Trotz solch negativen Erlebnissen – Johannes Ludin hat noch immer eine enge Beziehung zu Wohlen. Von hier aus ist er in sein Leben eingetaucht. Hat Soziologie studiert. Und seine Liz-Arbeit auf der Schreibmaschine im alten Gemeindehaus geschrieben – Ludin war damals als erster Leiter des Freizeitvereins angestellt. Eine Zeit, an die er sich gerne erinnert. «Wir haben einmal ein Ferienlager für Kinder auf dem Spielplatz im Farnbühl organisiert. An einem Abend waren die Eltern eingeladen und ich kochte über dem Feuer Spaghetti für 150 Personen», berichtet er mit einem breiten Lächeln. Später arbeitete er in einem Jugendhaus in Basel, bei der Pro Juventute und amtierte viele Jahre als Geschäftsführer der Lungenliga des Kantons Zürich. Auch privat wechselte er mehrfach seinen Wohnort – heute lebt Ludin in Rupperswil. Eine Rückkehr nach Wohlen hingegen schloss er stets aus. «Aber ich komme immer wieder gerne zu Besuch hierher.»

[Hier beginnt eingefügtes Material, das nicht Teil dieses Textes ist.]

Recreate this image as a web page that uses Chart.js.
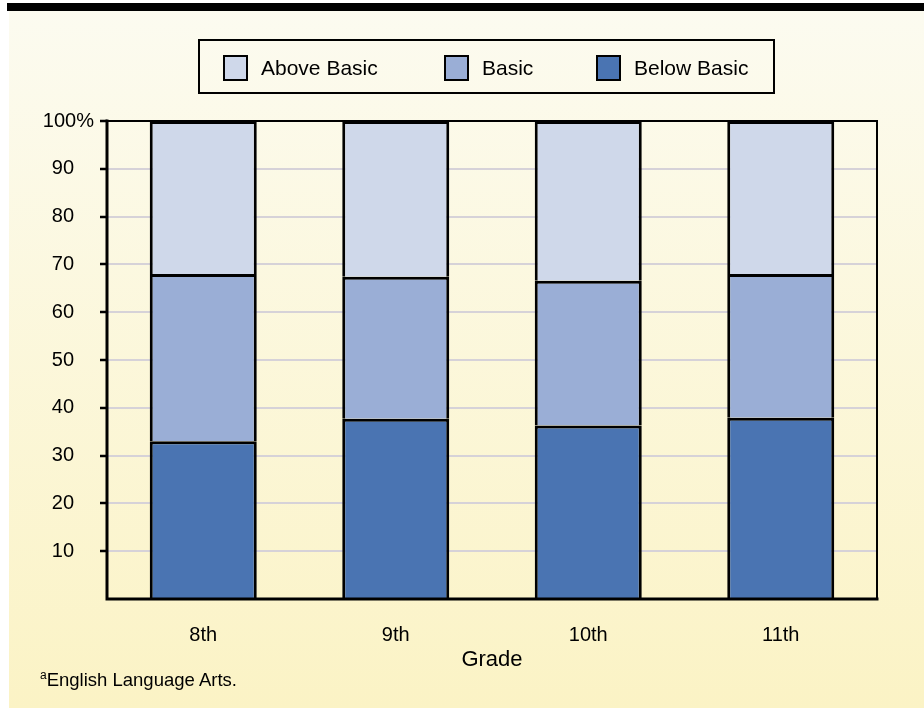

Der Fähnrich mit dem Sonnenstich

Auch bei der Arbeit für sein Buch war er öfter im Freiamt. Zwar verfügt er über ein gutes Gedächtnis, aber bei gewissen Daten und Ereignissen war er sich nicht immer ganz sicher. Darum bat er um Einblicke in das Archiv des «Wohler Anzeigers». Und erhielt die Möglichkeit, in alten Ausgaben zu schmökern. «Es war sehr spannend zu sehen, wie die Zeitungen damals über das Leben im Freiamt berichtet haben», erklärt er. Oft sei er auch abgeschweift, habe alte Geschichten nachgelesen beispielsweise über die Gemeinderatswahl 1959. «Es war schon spannend, meine Erinnerungen als Kind mit den Berichten zu vergleichen.»

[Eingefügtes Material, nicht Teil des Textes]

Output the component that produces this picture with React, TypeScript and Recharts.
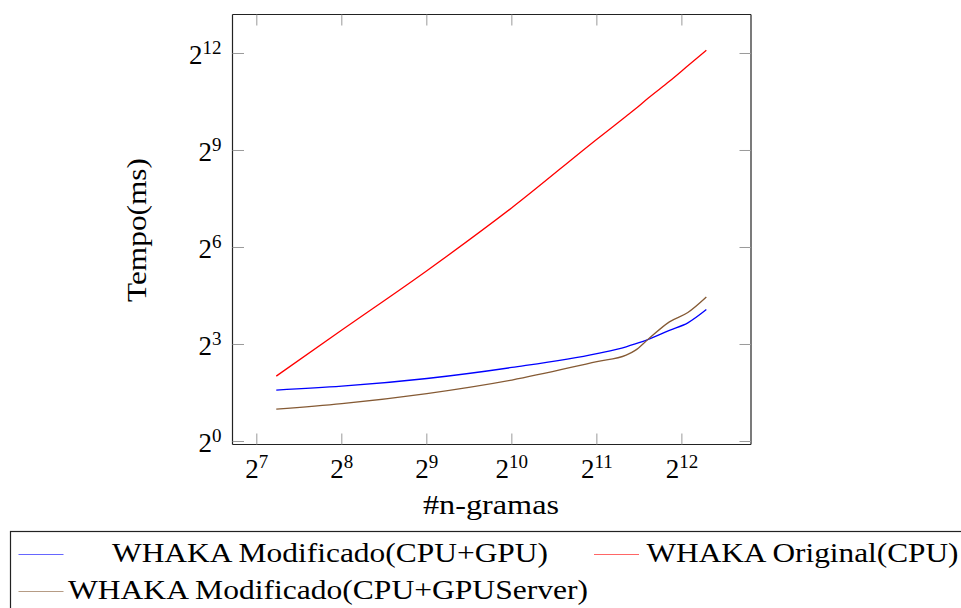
import { Line, LineChart, XAxis, YAxis } from "recharts";

const FONT = "Liberation Serif, DejaVu Serif, serif";

// número de n-gramas (eixo x)
const nGramas = [150, 256, 512, 1024, 2048, 2600, 2800, 3100, 3700, 4300, 5000];

// tempo em ms por série
const modificadoGpu = [3.01, 3.27, 3.86, 4.89, 6.59, 7.62, 8.1, 8.88, 10.85, 12.73, 16.91];
const original = [4.06, 10.9, 38.9, 150, 652, 1067, 1245, 1563, 2257, 3147, 4390];
const modificadoServer = [2.0, 2.25, 2.79, 3.73, 5.54, 6.36, 7.05, 8.88, 13.0, 15.89, 22.16];

const xTicks = [128, 256, 512, 1024, 2048, 4096];
const yTicks = [1, 8, 64, 512, 4096];

const series = [
    { key: "gpu", name: "WHAKA Modificado(CPU+GPU)", color: "#0000ff" },
    { key: "cpu", name: "WHAKA Original(CPU)", color: "#ff0000" },
    { key: "server", name: "WHAKA Modificado(CPU+GPUServer)", color: "#855a34" },
];

const data = nGramas.map((n, i) => ({
    n,
    gpu: modificadoGpu[i],
    cpu: original[i],
    server: modificadoServer[i],
}));

const xDomain = [Math.pow(2, 6.714), Math.pow(2, 12.813)];
const yDomain = [Math.pow(2, -0.093), Math.pow(2, 13.206)];

const TICK_COLOR = "#9a9a9a";
const AXIS_COLOR = "#222";

const Power = ({ value, x, y, anchor }: any) => (
    <text x={x} y={y} textAnchor={anchor} fontFamily={FONT} fontSize={27} fill="#000">
        2<tspan dy={-10} fontSize={19}>{Math.round(Math.log2(value))}</tspan>
    </text>
);

const BottomTick = ({ x, y, payload }: any) => (
    <g>
        <line x1={x} x2={x} y1={y} y2={y - 11} stroke={TICK_COLOR} />
        <Power value={payload.value} x={x} y={y + 33} anchor="middle" />
    </g>
);

const TopTick = ({ x, y }: any) => <line x1={x} x2={x} y1={y} y2={y + 11} stroke={TICK_COLOR} />;

const LeftTick = ({ x, y, payload }: any) => (
    <g>
        <line x1={x} x2={x + 11.5} y1={y} y2={y} stroke={TICK_COLOR} />
        <Power value={payload.value} x={x - 11} y={y + 10.7} anchor="end" />
    </g>
);

const RightTick = ({ x, y }: any) => <line x1={x} x2={x - 11.5} y1={y} y2={y} stroke={TICK_COLOR} />;

// posição de cada entrada da legenda (linha, coluna)
const legendSlots = [
    { row: 0, col: 0, cx: 330, w: 436 },
    { row: 0, col: 1, cx: 802.5, w: 312 },
    { row: 1, col: 0, cx: 328, w: 520 },
];
const rowY = [554.5, 591.5];
const colX = [18.5, 594];

const Overlay = () => (
    <svg width={961} height={608} style={{ position: "absolute", left: 0, top: 0, pointerEvents: "none" }}>
        <text x={491} y={514} textAnchor="middle" fontFamily={FONT} fontSize={27} textLength={136} lengthAdjust="spacingAndGlyphs">
            #n-gramas
        </text>
        <text transform="translate(146,230) rotate(-90)" textAnchor="middle" fontFamily={FONT} fontSize={28} textLength={144} lengthAdjust="spacingAndGlyphs">
            Tempo(ms)
        </text>
        <rect x={10.5} y={531.5} width={980} height={120} fill="none" stroke={AXIS_COLOR} strokeWidth={1.2} />
        {series.map((s, i) => {
            const slot = legendSlots[i];
            const y = rowY[slot.row];
            return (
                <g key={s.key}>
                    <line x1={colX[slot.col]} x2={colX[slot.col] + 45} y1={y} y2={y} stroke={s.color} strokeOpacity={0.6} strokeWidth={1.2} />
                    <text x={slot.cx} y={y + 7.5} textAnchor="middle" fontFamily={FONT} fontSize={27} textLength={slot.w} lengthAdjust="spacingAndGlyphs">
                        {s.name}
                    </text>
                </g>
            );
        })}
    </svg>
);

export default function App() {
    return (
        <div style={{ position: "relative", width: 961, height: 608, overflow: "hidden", background: "#fff" }}>
            <style>{`body{margin:0}`}</style>
            <LineChart width={961} height={608} data={data} margin={{ top: 13.5, left: 172.5, right: 209, bottom: 103.5 }}>
                <XAxis
                    dataKey="n"
                    type="number"
                    scale="log"
                    domain={xDomain}
                    allowDataOverflow
                    ticks={xTicks}
                    interval={0}
                    height={60}
                    tickSize={0}
                    tickMargin={0}
                    tickLine={false}
                    tick={<BottomTick />}
                    axisLine={{ stroke: AXIS_COLOR, strokeWidth: 1.2 }}
                />
                <XAxis
                    xAxisId="top"
                    orientation="top"
                    dataKey="n"
                    type="number"
                    scale="log"
                    domain={xDomain}
                    allowDataOverflow
                    ticks={xTicks}
                    interval={0}
                    height={1}
                    tickSize={0}
                    tickMargin={0}
                    tickLine={false}
                    tick={<TopTick />}
                    axisLine={{ stroke: AXIS_COLOR, strokeWidth: 1.2 }}
                />
                <YAxis
                    type="number"
                    scale="log"
                    domain={yDomain}
                    allowDataOverflow
                    ticks={yTicks}
                    interval={0}
                    width={60}
                    tickSize={0}
                    tickMargin={0}
                    tickLine={false}
                    tick={<LeftTick />}
                    axisLine={{ stroke: AXIS_COLOR, strokeWidth: 1.2 }}
                />
                <YAxis
                    yAxisId="right"
                    orientation="right"
                    type="number"
                    scale="log"
                    domain={yDomain}
                    allowDataOverflow
                    ticks={yTicks}
                    interval={0}
                    width={1}
                    tickSize={0}
                    tickMargin={0}
                    tickLine={false}
                    tick={<RightTick />}
                    axisLine={{ stroke: AXIS_COLOR, strokeWidth: 1.2 }}
                />
                {series.map((s) => (
                    <Line
                        key={s.key}
                        dataKey={s.key}
                        name={s.name}
                        type="monotone"
                        stroke={s.color}
                        strokeWidth={1.3}
                        dot={false}
                        activeDot={false}
                        isAnimationActive={false}
                    />
                ))}
            </LineChart>
            <Overlay />
        </div>
    );
}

Als weiteres Beispiel nennt er etwa das grosse Kantonale Turnfest von 1959, für den damals Achtjährigen ein Ereignis, an das er sich noch bestens erinnert. Die Aufbauten wurden Anfang Juli auch für das Wohler Jugendfest genutzt. «Im ‹WA› wurde zwar davon berichtet, aber es gab kein Bild dazu», sagt er. Er selber hat noch viele Bilder im Kopf präsent. Etwa davon, wie der Fähnrich während der grossen Feier in der prallen Sonne einen Hitzestich erlitt und umkippte. «Dass ich das Archiv nutzen konnte, um meine Lücken zu füllen, dafür bin ich dem Verlag sehr dankbar», sagt er heute.

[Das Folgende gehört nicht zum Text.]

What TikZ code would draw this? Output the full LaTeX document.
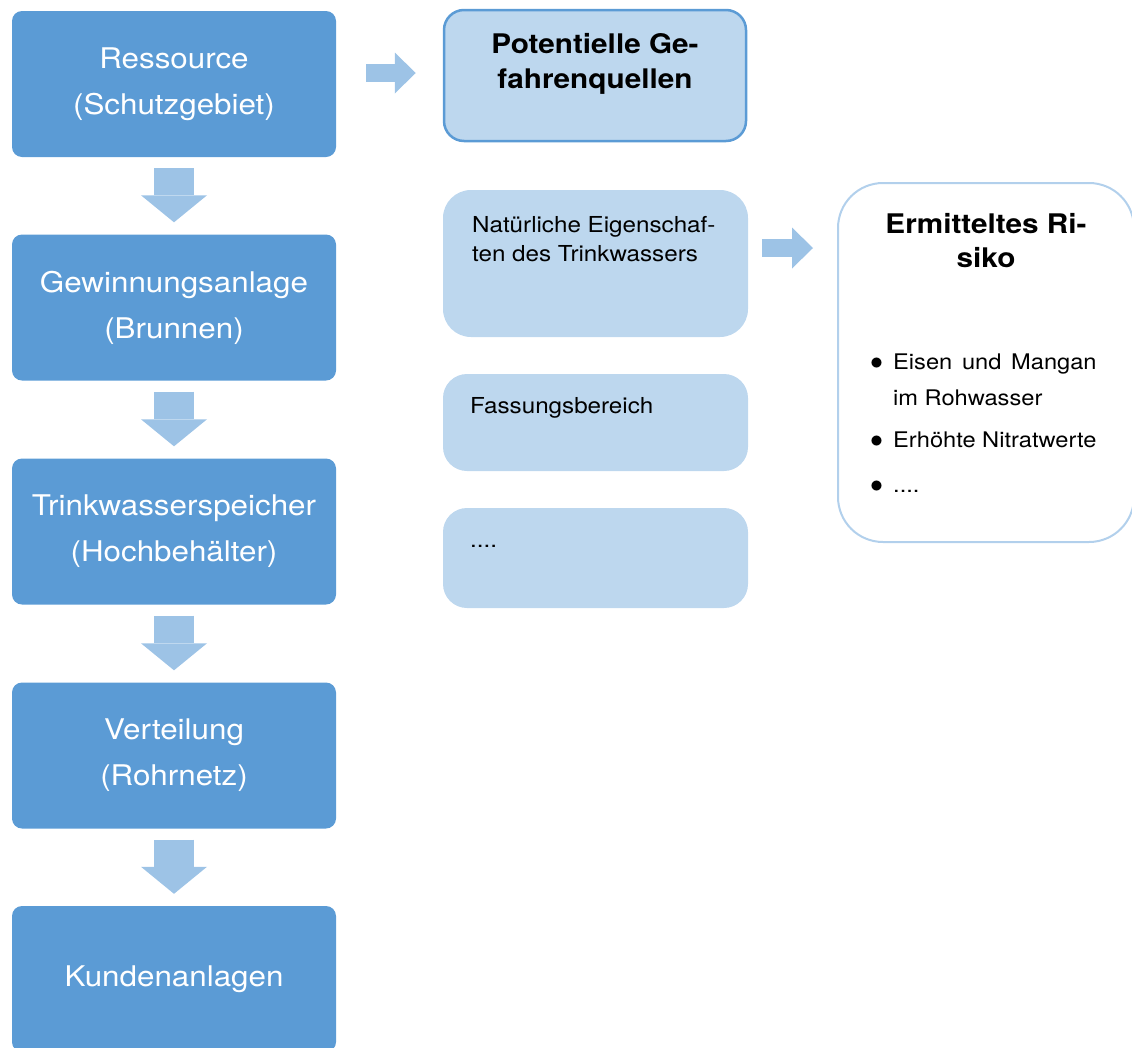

12 Exemplare für Kinder und Enkel

Ludin erzählt keine Lebensgeschichte im eigentlichen Sinn. Es sind Ereignisse und Erinnerungen aus seiner Kindheit, kleine Kapitel, in denen sich mancher Leser wiedererkennen dürfte. Geschrieben aus einer distanzierten und refektierten Perspektive. «Als ich erstmals vom Projekt Edition Unik erfuhr, wusste ich: Das ist etwas für mich», sagt er. Das Gute an diesem Projekt sei, dass man eine klare Struktur und einen Zeitrahmen erhalte und sich mit anderen austauschen kann. Das Schreiben an sich hat ihn schon immer fasziniert, genau wie Musik und Kultur allgemein, doch bisher hat er eher Gedichte und Liedtexte verfasst. Den ersten Band seiner Lebensgeschichte hat er jetzt seinen Kindern und Enkeln geschenkt. Es ist eine Ausgabe in 12 Exemplaren, unveröffentlicht.

Doch damit sei das Projekt noch lange nicht abgeschlossen. «Sobald ich wieder Zeit fnde, werde ich mich wieder ans Schreiben machen. Da die Erinnerungen dann noch umfassender sind, wird der nächste Band wohl nur bis zur RS reichen», lacht er. Eine höchst spannende Zeit, wie er sagt. Es ist die Zeit, als die Wohler Jugend die Pop- und Rockmusik entdeckte und im Dorf mit ihrem Auftreten und ihrem Aussehen für Aufregung sorgte. Mit Johannes Ludin mittendrin. Er hat eben noch viele Geschichten zu erzählen. Und die Wohler dürfen gespannt sein, was er noch alles zu Papier bringen wird.